We then get, in the final third, an escalation of the challenge, and the eventual piecing together of seemingly unrelated and casual observations before our ‘tec gathers everyone in the dining car Drawing Room to expound his solution.  Where this interviews-as-structure falls down, in contract to Christie’s rightly more famous utilisation, is that Berrow again lacks a truly brilliant solution, or even the flashes thereof.  His answers are fine, but the head-scrambling process of working out precisely who was where and when demands a bigger payoff — a levelled finger and “So you dunnit!” isn’t quite what we’re after.  He even sets up the opportunity for something moderately clever that is never fired, and I wonder how many of his 20 published novels will fizzle out in this way.

But I do appreciate Berrow’s gleeful hand-rubbing enjoyment of throwing so many materials into the mix and ensuring he manages to pluck more than a few memorable characters from the resulting brew (I also learned the origin of the name Abigail, which is an interesting bonus).  For ingenuity you should look elsewhere, but this is another recommended resting place for any weary travellers passing through.

star filledstar filledstar filledstarsstars

The Detective-Inspector Richard Courtenay novels:

1. The Secret Dancer (1936)
2. One Thrilling Night (1937)


I submit this book for the Vintage Cover Scavenger Hunt 2017 at My Reader’s Block under the category Stoned Young Owen Wilson…no, wait, sorry, I mean Written Document.

For the Follow the Clues Mystery Challenge, this links to last week’s Death in the Dark because both feature crimes that take place under cover of total darkness.

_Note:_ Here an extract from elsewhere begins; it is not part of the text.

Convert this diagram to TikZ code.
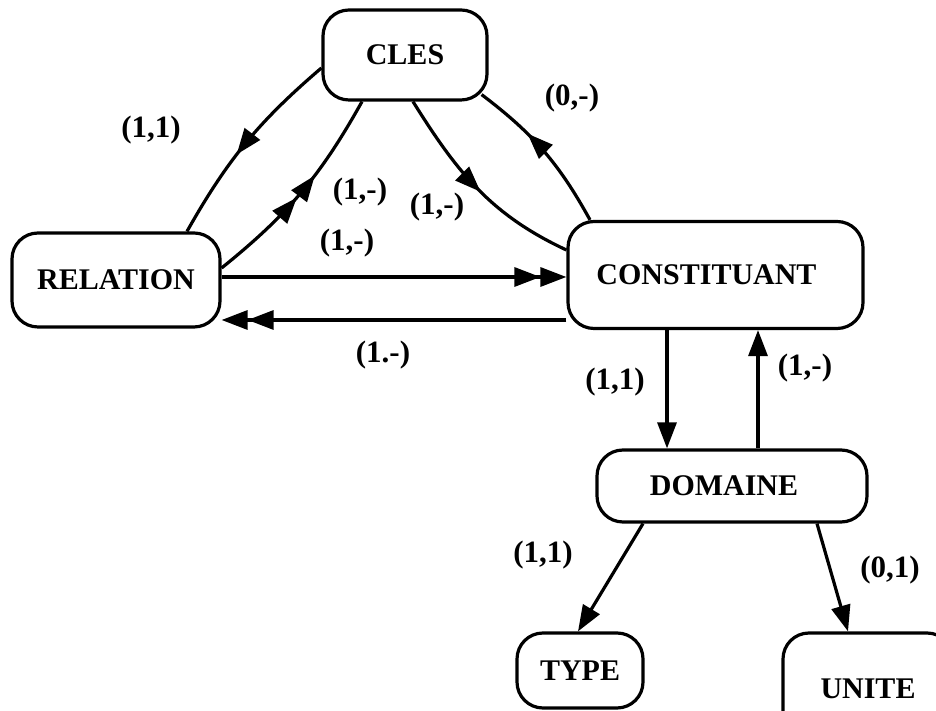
\documentclass[tikz,border=0pt]{standalone}
\usepackage{fontspec}
\setmainfont{Liberation Serif}
\usetikzlibrary{arrows.meta,decorations.markings,calc}
\begin{document}
\begin{tikzpicture}[x=1pt,y=1pt,
  box/.style={draw, line width=3.2pt, rounded corners=26pt, inner sep=0pt,
    font=\fontsize{30}{34}\selectfont\bfseries},
  lab/.style={font=\fontsize{31}{36}\selectfont\bfseries, inner sep=0pt},
  conn/.style={line width=3.2pt},
  endarrow/.style={conn, -{Triangle[length=26pt,width=19pt]}},
  dblarrow/.style={conn, -{Triangle[length=26pt,width=19pt]Triangle[length=26pt,width=19pt]}},
  midarrow/.style={conn, postaction={decorate},
    decoration={markings, mark=at position #1 with {\arrow{Triangle[length=26pt,width=19pt]}}}},
  midarrowtwo/.style={conn, postaction={decorate},
    decoration={markings, mark=at position 0.47 with {\arrow{Triangle[length=26pt,width=19pt]}},
      mark=at position 0.60 with {\arrow{Triangle[length=26pt,width=19pt]}}}}]
\useasboundingbox (0,0) rectangle (936,711);
\clip (0,0) rectangle (936,711);
\fill[white] (0,0) rectangle (936,711);

\node[box, minimum width=164pt, minimum height=90pt] (cles) at (405,656) {CLES};
\node[box, minimum width=208pt, minimum height=94pt] (rel) at (116,431) {RELATION};
\node[box, minimum width=295pt, minimum height=107pt] (cons) at (715.5,436) {CONSTITUANT\hspace*{18pt}};
\node[box, minimum width=270pt, minimum height=72pt] (dom) at (732,225) {DOMAINE\hspace*{16pt}};
\node[box, minimum width=126pt, minimum height=75pt] (type) at (580,40.5) {TYPE};
\node[box, minimum width=170pt, minimum height=112pt] (unite) at (868,22) {UNITE};

% curved connectors round CLES
\draw[midarrow=0.57] ([yshift=-13pt]cles.west) to[bend right=10] ([xshift=71pt]rel.north);
\draw[midarrowtwo] ([yshift=12pt]rel.east) to[bend right=11] ([xshift=-43pt]cles.south);
\draw[midarrow=0.52] ([xshift=8pt]cles.south) to[out=-58,in=155] ([yshift=25pt]cons.west);
\draw[midarrow=0.64] ([xshift=-125.5pt]cons.north) to[bend right=12] ([shift={(-7pt,7pt)}]cles.south east);

% horizontal connectors
\draw[dblarrow] ([yshift=3pt]rel.east) -- ([yshift=3pt]rel.east -| cons.west);
\draw[dblarrow] ([yshift=-45pt]cons.west) -- ([yshift=-45pt]cons.west -| rel.east);

% vertical connectors
\draw[endarrow] ([xshift=-48.5pt]cons.south) -- ([xshift=-65pt]dom.north);
\draw[endarrow] ([xshift=26pt]dom.north) -- ([xshift=42.5pt]cons.south);

% DOMAINE to TYPE and UNITE
\draw[endarrow] ([xshift=-89pt]dom.south) -- ([xshift=-2pt]type.north);
\draw[endarrow] ([xshift=85pt]dom.south) -- ([xshift=-20pt]unite.north);

% labels
\node[lab] (l1) at (151,581) {(1,1)};
\node[lab] (l2) at (572,613) {(0,-)};
\node[lab] (l3) at (360,519) {(1,-)};
\node[lab] (l4) at (437,504) {(1,-)};
\node[lab] (l5) at (347,468) {(1,-)};
\node[lab] (l6) at (383,356) {(1.-)};
\node[lab] (l7) at (615,329) {(1,1)};
\node[lab] (l8) at (805,343) {(1,-)};
\node[lab] (l9) at (543,156) {(1,1)};
\node[lab] (l10) at (890,141) {(0,1)};
\end{tikzpicture}
\end{document}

14 thoughts on “#267: One Thrilling Night (1937) by Norman Berrow

  1. “…. Berrow again lacks a truly brilliant solution…”
    This is true of most of his books. In fact, I have found brilliant solutions in only 2 cases: Footprints Of Satan and the second episode of The Three Tiers Of Fantasy.


    • I think if the situation is interesting enough — like Footprints of Satan, or The Bishop’s Sword — he’s capable of coming up with something worth paying attention to. However it does seem that in slighlty more…prosaic, I guess…setups such as this he’s less likely to introduce that moment of sudden reversal and reappraisal.

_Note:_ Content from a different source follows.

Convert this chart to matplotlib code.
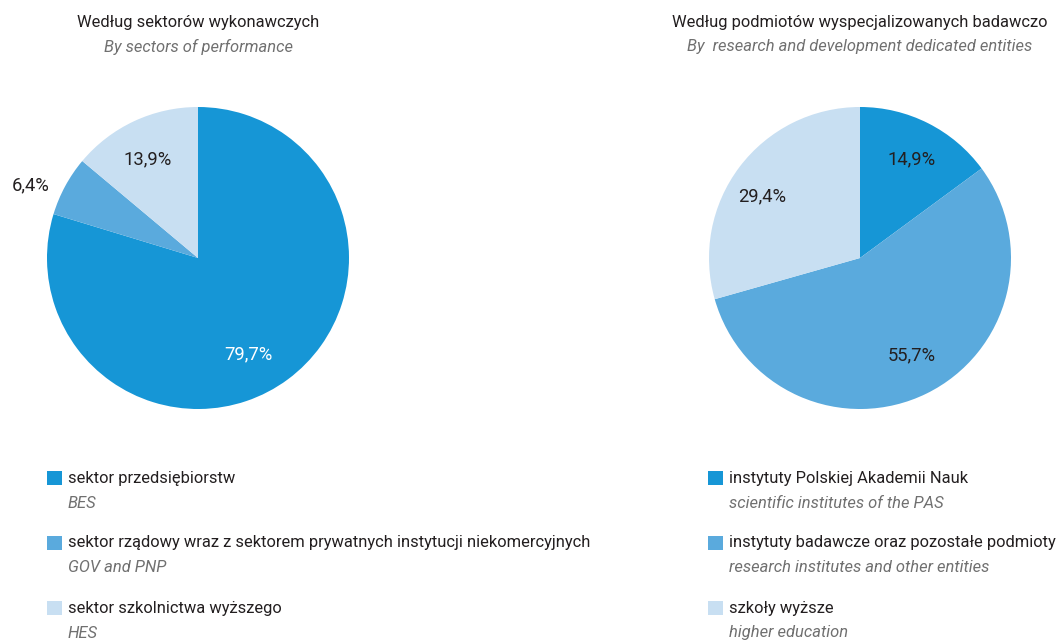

      Mind you, I base this on three such books, and he almost works in something of that type in Oil Under the Window (which, interestingly, is revealed to be a sequal to this despite being published the year before OTN). Never say never, as we know, and he truly is one of the most purely enjoyable writers I’ve ever read. On prose alone I’ll read everything he wrote, no question.

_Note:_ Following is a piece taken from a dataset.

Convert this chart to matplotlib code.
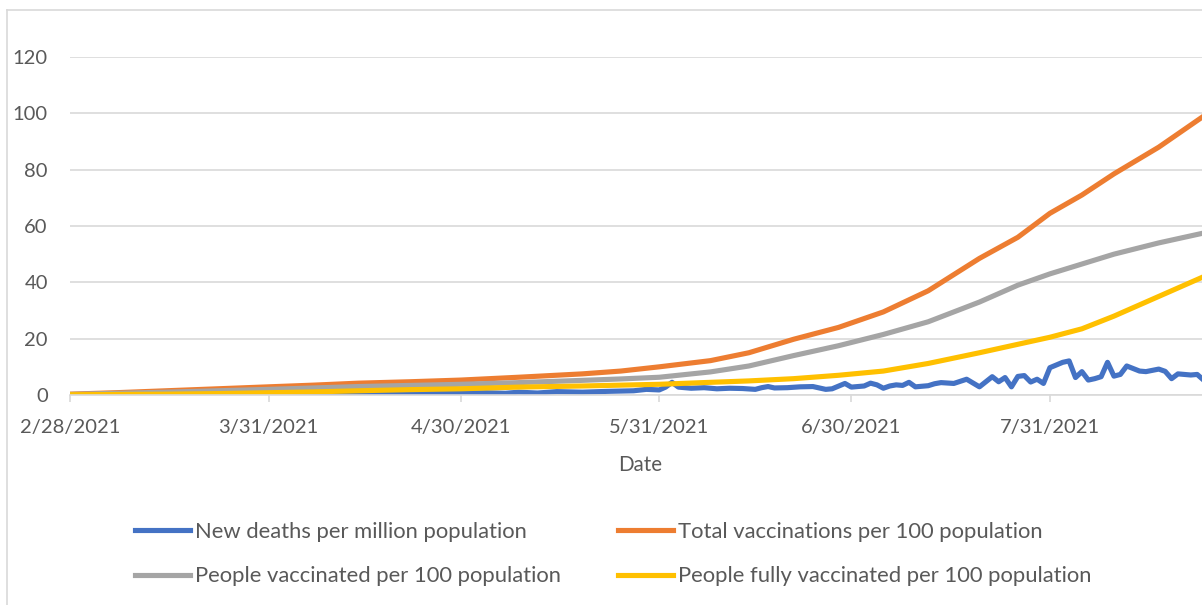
import datetime as dt
import matplotlib
matplotlib.use('Agg')
import matplotlib.pyplot as plt
from matplotlib.lines import Line2D

plt.rcParams['font.family'] = ['Lato', 'DejaVu Sans']

start = dt.date(2021, 2, 28)
tick_labels = ['2/28/2021', '3/31/2021', '4/30/2021', '5/31/2021', '6/30/2021', '7/31/2021']

# day offsets from 2/28/2021 and values
deaths_days = [0, 10, 20, 31, 40, 45, 52, 60, 65, 68, 70, 73, 76, 80, 84, 88, 90, 92, 93, 94,
               95, 97, 99, 101, 103, 105, 107, 108, 109, 110, 112, 114, 116, 117, 118, 119, 121,
               122, 123, 124, 125, 126, 127, 128, 129, 130, 131, 132, 134, 135, 136, 138, 140,
               142, 144, 145, 146, 147, 148, 149, 150, 151, 152, 153, 155, 156, 157, 158, 159,
               160, 161, 162, 163, 164, 165, 167, 168, 170, 171, 172, 173, 175, 176, 177]
deaths = [0.1, 0.1, 0.15, 0.2, 0.3, 0.3, 0.5, 0.6, 0.8, 0.6, 1.0, 0.7, 1.2, 1.0, 1.3, 1.5, 2.0,
          1.8, 2.8, 4.5, 2.8, 2.4, 2.6, 2.2, 2.4, 2.3, 2.0, 2.6, 3.0, 2.5, 2.6, 2.9, 3.0, 2.5,
          2.0, 2.2, 4.1, 2.8, 3.0, 3.2, 4.2, 3.6, 2.4, 3.2, 3.6, 3.4, 4.5, 2.9, 3.3, 4.0, 4.4,
          4.1, 5.6, 2.9, 6.5, 4.7, 6.2, 2.9, 6.6, 6.9, 4.6, 5.6, 4.1, 9.7, 11.6, 12.1, 6.2, 8.3,
          5.3, 5.8, 6.5, 11.6, 6.7, 7.3, 10.3, 8.5, 8.3, 9.2, 8.4, 5.8, 7.5, 7.1, 7.3, 5.3]

vacc_days = [0, 7, 15, 23, 31, 38, 45, 53, 61, 70, 80, 86, 92, 100, 106, 113, 120, 127, 134,
             142, 148, 153, 158, 163, 170, 177]
total_vacc = [0.3, 0.8, 1.5, 2.2, 2.9, 3.5, 4.2, 4.7, 5.3, 6.3, 7.5, 8.5, 10.0, 12.2, 15.0,
              19.8, 24.0, 29.5, 37.0, 48.5, 56.0, 64.5, 71.0, 78.5, 88.0, 99.0]
people_vacc = [0.2, 0.6, 1.0, 1.5, 2.0, 2.5, 3.0, 3.4, 3.8, 4.4, 5.2, 5.7, 6.3, 8.2, 10.3,
               14.0, 17.5, 21.5, 26.0, 33.0, 39.0, 43.0, 46.5, 50.0, 54.0, 57.5]
fully_vacc = [0.1, 0.2, 0.3, 0.5, 0.8, 1.1, 1.5, 1.9, 2.2, 2.8, 3.2, 3.5, 3.8, 4.5, 5.0,
              5.8, 7.0, 8.5, 11.2, 15.0, 18.0, 20.5, 23.5, 28.0, 35.0, 42.0]

def to_dates(days):
    return [start + dt.timedelta(days=d) for d in days]

fig = plt.figure(figsize=(12.02, 6.05), dpi=100)
W, H = 1202, 605
ax = fig.add_axes([70 / W, (H - 395) / H, 1140 / W, 338 / H])

lw = 3.7
ax.plot(to_dates(deaths_days), deaths, color='#4472C4', lw=lw, solid_joinstyle='round',
        label='New deaths per million population')
ax.plot(to_dates(vacc_days), total_vacc, color='#ED7D31', lw=lw, solid_joinstyle='round',
        label='Total vaccinations per 100 population')
ax.plot(to_dates(vacc_days), people_vacc, color='#A5A5A5', lw=lw, solid_joinstyle='round',
        label='People vaccinated per 100 population')
ax.plot(to_dates(vacc_days), fully_vacc, color='#FFC000', lw=lw, solid_joinstyle='round',
        label='People fully vaccinated per 100 population')

ax.set_xlim(start, start + dt.timedelta(days=178))
ax.set_ylim(0, 120)
ax.set_yticks(range(0, 121, 20))
ticks = [dt.datetime.strptime(t, '%m/%d/%Y').date() for t in tick_labels]
ax.set_xticks(ticks)
ax.set_xticklabels(tick_labels)

ax.grid(axis='y', color='#D9D9D9', lw=1.2)
ax.set_axisbelow(True)
for s in ['top', 'right', 'left']:
    ax.spines[s].set_visible(False)
ax.spines['bottom'].set_color('#D9D9D9')
ax.spines['bottom'].set_linewidth(1.2)
ax.tick_params(axis='y', length=0, pad=16, labelsize=14.5, labelcolor='#595959')
ax.tick_params(axis='x', length=5, width=1.2, color='#D9D9D9', pad=12, labelsize=14.5,
               labelcolor='#595959')
ax.set_xlabel('Date', fontsize=14.8, color='#595959', labelpad=14)

h, l = ax.get_legend_handles_labels()
order = [0, 2, 1, 3]
fig.legend([h[i] for i in order], [l[i] for i in order], ncol=2, frameon=False,
           loc='center', bbox_to_anchor=(613 / W, 1 - 554 / H), fontsize=15.8,
           labelcolor='#595959', handlelength=2.5, handletextpad=0.23,
           columnspacing=2.6, labelspacing=1.12)

# outer chart border (cropped at right and bottom)
fig.add_artist(Line2D([7 / W, 7 / W], [0, 1 - 10 / H], color='#D9D9D9', lw=1.2))
fig.add_artist(Line2D([7 / W, 1], [1 - 10 / H, 1 - 10 / H], color='#D9D9D9', lw=1.2))

fig.savefig('out.png', dpi=100)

      • I have just read Don’t Jump , Mr. Boland by Norman Berrow where the solution to the impossibility was so obvious ! Similar is the case with all the impossibilities in The Bishop’s Sword.
        The solutions to impossibilities offered by Berrow are generally nothing much to speak about.. Compare with the solutions offered by Paul Halter or Carr.
        For example, compare the solution of third episode of The Three Tiers Of fantasy (phantom street) with that of The Phantom Passage by Paul Halter. You realise the difference between mediocrity and brilliance.
        However, I agree that Berrow is an enjoyable author.


        • (continuing)
          Or, compare the solutions to psychic body travels in The Bishop’s Sword with those in La Corde D’Argent


          • Ha, well I’ll either have to finally get round to improving my French or wit for a translation before I can comment here…! But I agree that the Berrow solution is rather disappointing.


        • I own, but have not yet read, …Mr. Boland, so I’ll be able to comment on that in time. And as much as the impossibilities were easily worked out in The Bishop’s Sword I still enjoyed them a lot more than far less obvious ones in far less well constructed novels (Michael Bowen’s Washington Deceased, say). I don’t think, for me, that being completely bamboozled is the only requirement — it’s wonderful, don’t get me wrong, but seeing the impossibilities fitted together well or coming out of an organic necessity (as in The Howling Beast by Noel Vindry) still makes them as enjoyable.

          I reckon Berrow has at least a couple of belters in him to come. You don’t write The Footprints of Satan by accident…


  2. Oh. *sigh* I have this title on my Kindle, and was hoping for a glowing endorsement, closer to ‘Spaniard’s Thumb’ or even ‘Footprints of Satan’. But one can’t win every time. 😦

    I haven’t read ‘Footprints of Satan’ and ‘Three Tiers of Fantasy’ – need to keep discipline and leave the best for the last – but I enjoyed ‘Bishop’s Sword’. Sure, there was one too many puzzle for the novel to be consistently good, but at least one resolution, I thought, was great. I quite liked ‘Don’t Go out after Dark’, and thought it offered a good ending to an otherwise average novel, but my memory tells me that Brad would demur… 😦


    • Brad seems to be demurring on everything at the moment; I think hes trying to steal my position as King of Well I Don’t Agree With That…

      For the first half this was probably my favourite new Berrow novel — the prose is great, and that “removeded narrator” voice he uses marks a significant departure from the previous works I’ve read — but the rounds and rounds of interviews, and the lack of a shattering revelation come the end, just holds him back from being able to recommend this unhesitatingly.

      I get a sense that he felt these limitations in the character of Courtenay, which is why we never saw him again. Which would be interesting were that the case, because Courtenay, Marks, and the various policeman who support them aren’t hugely different from, say, Lancelot Carolus Smith and his legions…ah, to be able to pick Berrow’s brains over this! Alas, we shall have to be content with never knowing…


    • I have the advatage of having started with two excellent Berrows — The Bishop’s Sword and The Footprints of Satan — otherwise I think the plotting shortfall might put me off a little more than it does here. As I’ve said elsewhere, I firmly believe that he has at least a couple of other superb books out there, and with that conviction I’m more than happy to surge ahead with eveything else he wrote. Others would be advised to start elsewhere, though.